Most Europeans today want to question everything that has to do with God.
It started with the serpent in the Garden of Eden.
Now the serpent was more crafty than any of the wild animals the LORD God had made. He said to the woman, “Did God really say, ‘You must not eat from any tree in the garden’?” Gen 3:1 NIV
For Martin Luther and the pioneers of the Reformation, the Bible was the Word of God, the foundation of our faith. But then came the Enlightenment, German humanism, and humanistic theology.
German culture was to have a new foundation:
“Did God really say?”
This way of thinking did not begin in Germany, but with philosophers in Italy and France, but German poets and thinkers enthusiastically adopted this view and developed it further.
Then this questioning of everything became the foundation of modern culture, and now we are in the next phase of the aberration, post-modernity. In the post-modern view, there is no longer any absolute truth. You have your truth and I have mine.
Only the findings of natural science are supposed to be absolute truth, but this is not the case.
About twenty years ago, scientists claimed that no new neurons grow in our brains. Now we know that our brains can repair themselves with intensive care.
We have been misled by humanists, but Christian theology has sometimes not helped either.
There is a widespread theological theory that God determines everything, so we have no free will. God has predetermined who will believe and who will not, who will be saved and who will burn in hell.
Yet you, LORD, are our Father. We are the clay, you are the potter; we are all the work of your hand. Isa 64:8 NIV
It is true that God shapes our lives.
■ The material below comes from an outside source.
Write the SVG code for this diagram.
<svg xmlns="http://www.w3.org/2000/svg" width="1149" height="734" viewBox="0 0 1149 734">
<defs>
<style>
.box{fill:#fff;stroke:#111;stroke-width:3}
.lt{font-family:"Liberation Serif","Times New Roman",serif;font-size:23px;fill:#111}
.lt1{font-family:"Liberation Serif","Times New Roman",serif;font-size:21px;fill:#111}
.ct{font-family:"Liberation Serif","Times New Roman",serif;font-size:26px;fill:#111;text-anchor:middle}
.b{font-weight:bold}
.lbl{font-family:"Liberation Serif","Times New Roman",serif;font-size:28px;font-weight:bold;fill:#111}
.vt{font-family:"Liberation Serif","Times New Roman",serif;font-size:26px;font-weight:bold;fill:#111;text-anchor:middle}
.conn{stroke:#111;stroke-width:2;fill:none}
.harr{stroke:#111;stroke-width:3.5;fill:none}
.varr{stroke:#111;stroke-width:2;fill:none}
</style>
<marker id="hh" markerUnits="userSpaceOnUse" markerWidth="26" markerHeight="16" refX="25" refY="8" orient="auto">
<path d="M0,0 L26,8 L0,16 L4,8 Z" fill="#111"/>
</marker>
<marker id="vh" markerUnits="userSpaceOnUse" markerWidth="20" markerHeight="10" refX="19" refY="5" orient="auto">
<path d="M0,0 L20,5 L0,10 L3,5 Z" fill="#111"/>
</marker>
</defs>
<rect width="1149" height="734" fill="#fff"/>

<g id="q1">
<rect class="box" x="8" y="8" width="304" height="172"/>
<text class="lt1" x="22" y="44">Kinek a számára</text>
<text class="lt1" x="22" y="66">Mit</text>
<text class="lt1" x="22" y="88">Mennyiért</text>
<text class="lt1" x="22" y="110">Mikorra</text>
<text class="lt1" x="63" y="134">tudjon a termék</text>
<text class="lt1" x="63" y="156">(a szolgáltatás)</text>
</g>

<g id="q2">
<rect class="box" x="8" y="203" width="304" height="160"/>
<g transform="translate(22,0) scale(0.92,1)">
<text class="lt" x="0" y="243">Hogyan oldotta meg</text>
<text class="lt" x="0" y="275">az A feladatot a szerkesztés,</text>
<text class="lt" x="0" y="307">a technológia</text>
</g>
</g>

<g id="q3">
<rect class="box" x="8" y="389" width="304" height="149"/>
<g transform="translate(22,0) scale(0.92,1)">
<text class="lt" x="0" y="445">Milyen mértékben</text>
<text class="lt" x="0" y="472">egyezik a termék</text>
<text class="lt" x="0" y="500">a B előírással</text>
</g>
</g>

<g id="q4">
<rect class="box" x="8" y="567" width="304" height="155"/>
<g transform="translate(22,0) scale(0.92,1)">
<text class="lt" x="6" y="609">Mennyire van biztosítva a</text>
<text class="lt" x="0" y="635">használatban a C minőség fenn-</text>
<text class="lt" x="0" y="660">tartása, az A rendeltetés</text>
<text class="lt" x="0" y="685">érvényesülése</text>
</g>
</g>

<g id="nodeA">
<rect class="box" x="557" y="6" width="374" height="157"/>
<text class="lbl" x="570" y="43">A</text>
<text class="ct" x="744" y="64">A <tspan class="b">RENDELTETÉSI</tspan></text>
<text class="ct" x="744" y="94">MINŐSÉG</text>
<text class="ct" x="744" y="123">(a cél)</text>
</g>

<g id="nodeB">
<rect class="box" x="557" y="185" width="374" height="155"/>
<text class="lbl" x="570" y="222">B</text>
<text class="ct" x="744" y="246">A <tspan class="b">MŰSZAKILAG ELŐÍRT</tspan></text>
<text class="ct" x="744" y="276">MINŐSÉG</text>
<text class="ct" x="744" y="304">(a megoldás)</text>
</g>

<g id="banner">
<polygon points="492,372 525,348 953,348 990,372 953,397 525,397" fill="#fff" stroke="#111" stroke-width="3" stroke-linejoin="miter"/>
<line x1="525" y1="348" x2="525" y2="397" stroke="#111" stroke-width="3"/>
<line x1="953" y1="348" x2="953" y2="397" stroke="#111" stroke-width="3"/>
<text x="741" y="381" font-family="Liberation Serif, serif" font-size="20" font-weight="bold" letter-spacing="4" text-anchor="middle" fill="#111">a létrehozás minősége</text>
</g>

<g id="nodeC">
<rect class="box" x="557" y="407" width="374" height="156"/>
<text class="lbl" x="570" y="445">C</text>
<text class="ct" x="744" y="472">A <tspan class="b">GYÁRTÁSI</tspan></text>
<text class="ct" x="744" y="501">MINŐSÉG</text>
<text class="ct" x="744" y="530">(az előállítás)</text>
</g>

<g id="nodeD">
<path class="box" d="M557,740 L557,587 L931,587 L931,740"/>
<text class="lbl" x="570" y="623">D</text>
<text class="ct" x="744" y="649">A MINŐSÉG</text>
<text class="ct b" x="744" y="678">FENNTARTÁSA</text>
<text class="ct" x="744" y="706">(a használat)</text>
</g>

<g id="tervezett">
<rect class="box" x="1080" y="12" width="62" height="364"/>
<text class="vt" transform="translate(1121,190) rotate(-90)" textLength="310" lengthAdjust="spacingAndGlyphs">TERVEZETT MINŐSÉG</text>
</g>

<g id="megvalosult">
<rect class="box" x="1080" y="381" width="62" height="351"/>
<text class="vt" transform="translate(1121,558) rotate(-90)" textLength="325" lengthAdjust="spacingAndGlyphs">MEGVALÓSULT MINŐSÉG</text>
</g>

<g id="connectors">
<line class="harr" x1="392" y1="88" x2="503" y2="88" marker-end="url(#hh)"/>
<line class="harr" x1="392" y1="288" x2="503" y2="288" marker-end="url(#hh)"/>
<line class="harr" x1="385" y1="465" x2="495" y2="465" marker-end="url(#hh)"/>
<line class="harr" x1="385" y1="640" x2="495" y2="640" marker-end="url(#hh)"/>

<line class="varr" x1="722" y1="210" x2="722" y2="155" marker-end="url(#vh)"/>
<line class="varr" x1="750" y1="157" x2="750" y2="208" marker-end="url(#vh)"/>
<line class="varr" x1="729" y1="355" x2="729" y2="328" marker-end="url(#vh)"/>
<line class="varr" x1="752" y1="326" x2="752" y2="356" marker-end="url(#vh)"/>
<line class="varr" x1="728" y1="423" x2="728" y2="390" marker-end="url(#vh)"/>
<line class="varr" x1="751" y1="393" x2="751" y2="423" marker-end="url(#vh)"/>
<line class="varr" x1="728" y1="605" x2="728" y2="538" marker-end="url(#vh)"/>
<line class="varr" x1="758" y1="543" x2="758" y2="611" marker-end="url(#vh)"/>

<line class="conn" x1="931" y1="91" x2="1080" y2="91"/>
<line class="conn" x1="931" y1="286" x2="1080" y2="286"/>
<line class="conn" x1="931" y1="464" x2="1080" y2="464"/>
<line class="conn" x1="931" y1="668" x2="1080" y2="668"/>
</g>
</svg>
He is the Creator and we are the creatures.
But let us not forget what God says in the book of Jeremiah.
God can treat us as He pleases, for He is the Creator, but He is also just.
If we trust and obey Him, He will shape us with blessings. If we are stubborn and resist Him, then disaster will befall us.
Then the word of the LORD came to me.
He said, “Can I not do with you, Israel, as this potter does?” declares the LORD. “Like clay in the hand of the potter, so are you in my hand, Israel.
If at any time I announce that a nation or kingdom is to be uprooted, torn down and destroyed,
and if that nation I warned repents of its evil, then I will relent and not inflict on it the disaster I had planned.
And if at another time I announce that a nation or kingdom is to be built up and planted,
and if it does evil in my sight and does not obey me, then I will reconsider the good I had intended to do for it.
“Now therefore say to the people of Judah and those living in Jerusalem, ‘This is what the LORD says: Look! I am preparing a disaster for you and devising a plan against you. So turn from your evil ways, each one of you, and reform your ways and your actions.’ Jer 18:5–11 NIV
God can treat us as He pleases, for He is the Creator, but He is also just.
If we trust and obey Him, He will bless us. If we are stubborn and resist Him, then disaster will befall us.
The biblical parable of the potter and the clay teaches the sovereignty of God but also that God gives us free will to submit to him or turn away. It is up to you and me.